Despite the decline in net profit, PNB stocks went up by almost six per cent on Friday, despite a flat broader market, as investors drew comfort from the results. “The positive surprise (from PNB) came on asset quality, which improved sequentially. Gross NPAs remained flat quarter on quarter, while net NPAs declined 5.5 per cent, in absolute terms; in percentage terms, both saw improvement. The addition to impaired assets also declined to 4.3 per cent, as compared to 6.7 per cent in the previous quarter,” said Saday Sinha, analyst with Kotak Securities.
Others
Bangalore-based Canara Bank reported a 42.4 per cent decline in net profit to Rs 409 crore, mainly due to higher NPA provisioning. Provisioning rose 68 per cent to Rs 1,052 crore for the quarter, while net interest income went up by 12 per cent to Rs 2,227 crore.

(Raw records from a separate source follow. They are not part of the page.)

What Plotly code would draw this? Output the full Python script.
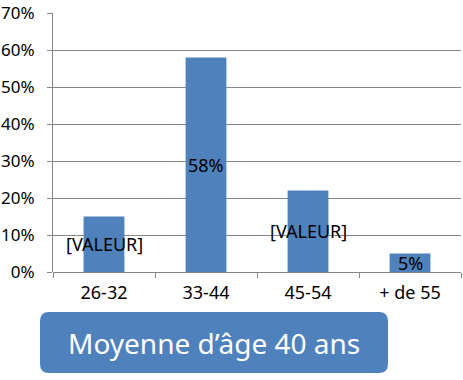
import plotly.graph_objects as go

categories = ["26-32", "33-44", "45-54", "+ de 55"]
values = [0.15, 0.58, 0.22, 0.05]
labels = ["[VALEUR]", "58%", "[VALEUR]", "5%"]
y_ticks = [0, 0.1, 0.2, 0.3, 0.4, 0.5, 0.6, 0.7]
y_tick_text = ["0%", "10%", "20%", "30%", "40%", "50%", "60%", "70%"]
box_text = "Moyenne d’âge 40 ans"

BLUE = "#4F81BD"
GRID = "#868686"
FONT = "Noto Sans"

fig = go.Figure()
fig.add_trace(go.Bar(x=categories, y=values, marker=dict(color=BLUE, line=dict(width=0)),
                     width=0.4, hoverinfo="skip"))

for c, v, t in zip(categories, values, labels):
    fig.add_annotation(x=c, y=v / 2, xref="x", yref="y", text=t, showarrow=False,
                       xanchor="center", yanchor="middle",
                       font=dict(family=FONT, size=18, color="#000000"))

# rounded box (paper coords)
W, H = 463, 380
ml, mr, mt, mb = 53, 2, 13, 108
pw, ph = W - ml - mr, H - mt - mb

def px(x):
    return (x - ml) / pw

def py(y):
    return (H - mb - y) / ph

x0, x1, y0, y1, r = 40, 388, 312, 373, 9
path = (f"M {px(x0 + r)},{py(y0)} L {px(x1 - r)},{py(y0)} Q {px(x1)},{py(y0)} {px(x1)},{py(y0 + r)} "
        f"L {px(x1)},{py(y1 - r)} Q {px(x1)},{py(y1)} {px(x1 - r)},{py(y1)} "
        f"L {px(x0 + r)},{py(y1)} Q {px(x0)},{py(y1)} {px(x0)},{py(y1 - r)} "
        f"L {px(x0)},{py(y0 + r)} Q {px(x0)},{py(y0)} {px(x0 + r)},{py(y0)} Z")
fig.add_shape(type="path", path=path, xref="paper", yref="paper",
              fillcolor=BLUE, line=dict(width=0), layer="above")
fig.add_annotation(x=px((x0 + x1) / 2), y=py((y0 + y1) / 2), xref="paper", yref="paper",
                   xanchor="center", yanchor="middle",
                   text=box_text, showarrow=False,
                   font=dict(family=FONT, size=28, color="#FFFFFF"))

fig.update_layout(
    width=W, height=H,
    margin=dict(l=ml, r=mr, t=mt, b=mb, pad=0),
    paper_bgcolor="#FFFFFF", plot_bgcolor="#FFFFFF",
    showlegend=False,
    font=dict(family=FONT, size=18, color="#000000"),
    xaxis=dict(showgrid=False, showline=False, ticks="outside", tickson="boundaries",
               ticklen=5, tickcolor=GRID, tickwidth=1, automargin=False,
               tickfont=dict(family=FONT, size=18, color="#000000"), ticklabelstandoff=8),
    yaxis=dict(range=[0, 0.7], tickvals=y_ticks, ticktext=y_tick_text, showgrid=True,
               gridcolor=GRID, gridwidth=1, showline=True, linecolor=GRID, linewidth=1,
               ticks="outside", ticklen=5, tickcolor=GRID, zeroline=True, zerolinecolor=GRID,
               zerolinewidth=1, tickfont=dict(family=FONT, size=17, color="#000000"),
               ticklabelstandoff=9, automargin=False),
)

fig.write_html("out.html", config={"displayModeBar": False},
               post_script="document.body.style.margin='0';document.body.style.overflow='hidden';")
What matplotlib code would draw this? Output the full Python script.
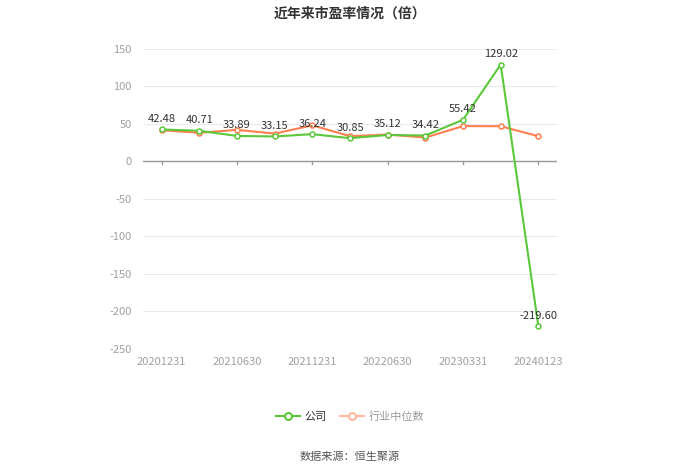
import matplotlib.pyplot as plt
from matplotlib.lines import Line2D

plt.rcParams['font.family'] = ['Noto Sans CJK SC', 'DejaVu Sans']

# data
dates = ['20201231', '20210331', '20210630', '20210930', '20211231', '20220331',
         '20220630', '20221231', '20230331', '20230930', '20240123']
company = [42.48, 40.71, 33.89, 33.15, 36.24, 30.85, 35.12, 34.42, 55.42, 129.02, -219.60]
industry = [41.5, 38.0, 42.0, 37.0, 48.0, 33.5, 35.7, 31.7, 47.0, 46.8, 33.5]
yticks = [-250, -200, -150, -100, -50, 0, 50, 100, 150]

green = '#5cc73a'
orange = '#ff7f50'

fig = plt.figure(figsize=(7, 4.74), dpi=100)
ax = fig.add_axes([0.204, 0.264, 0.592, 0.633])

x = list(range(len(dates)))
ax.plot(x, industry, color=orange, lw=1.5, marker='o', ms=3.6,
        markerfacecolor='white', markeredgewidth=1.1, zorder=3)
ax.plot(x, company, color=green, lw=1.5, marker='o', ms=3.6,
        markerfacecolor='white', markeredgewidth=1.1, zorder=4)

for xi, v in zip(x, company):
    ax.annotate(f'{v:.2f}', (xi, v), xytext=(0, 4), textcoords='offset points',
                ha='center', va='bottom', fontsize=8, color='#333333', zorder=5)

ax.set_xlim(-0.5, len(dates) - 0.5)
ax.set_ylim(-250, 150)
ax.set_yticks(yticks)
ax.set_yticklabels([str(t) for t in yticks])
ax.set_xticks(x[::2])
ax.set_xticklabels(dates[::2])
ax.grid(axis='y', color='#e6eaf2', lw=0.8)
ax.set_axisbelow(True)

for s in ['top', 'right', 'left', 'bottom']:
    ax.spines[s].set_visible(False)
ax.axhline(0, color='#999999', lw=1, zorder=2)
for xi in x[::2]:
    ax.plot([xi, xi], [0, -4], color='#999999', lw=1, zorder=2, clip_on=False)

ax.tick_params(axis='y', length=0, labelsize=8, labelcolor='#a0a0a0', pad=8)
ax.tick_params(axis='x', length=0, labelsize=8, labelcolor='#a0a0a0', pad=6)

fig.text(0.5, 0.972, '近年来市盈率情况（倍）', ha='center', va='center',
         fontsize=10, fontweight='bold', color='#333333')

handles = [
    Line2D([0], [0], color=green, lw=1.5, marker='o', ms=5,
           markerfacecolor='white', markeredgewidth=1.5),
    Line2D([0], [0], color='#ffb89e', lw=1.5, marker='o', ms=5,
           markerfacecolor='white', markeredgewidth=1.5),
]
fig.legend(handles, ['公司', '行业中位数'], loc='center', bbox_to_anchor=(0.5, 0.122),
           ncol=2, frameon=False, fontsize=8, handlelength=2.2, columnspacing=1.2,
           handletextpad=0.4, labelcolor=['#333333', '#999999'])

fig.text(0.5, 0.036, '数据来源：恒生聚源', ha='center', va='center',
         fontsize=8, color='#555555')

fig.savefig('out.png', dpi=100)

Another south-based lender, Syndicate Bank, reported a 25 per cent decline in net profit to Rs 380 crore as compared to Rs 508 crore in the corresponding quarter last year. Its gross NPA ratio jumped to 2.8 per cent in the quarter as against 2.31 per cent in the year-before period.
Higher provisioning for bad loans pulled down the net profit of Oriental Bank of Commerce by 31 per cent to Rs 224 crore in the quarter. Gross NPAs rose to 3.87 per cent of the total, from 2.98 per cent in the December quarter of 2012-13.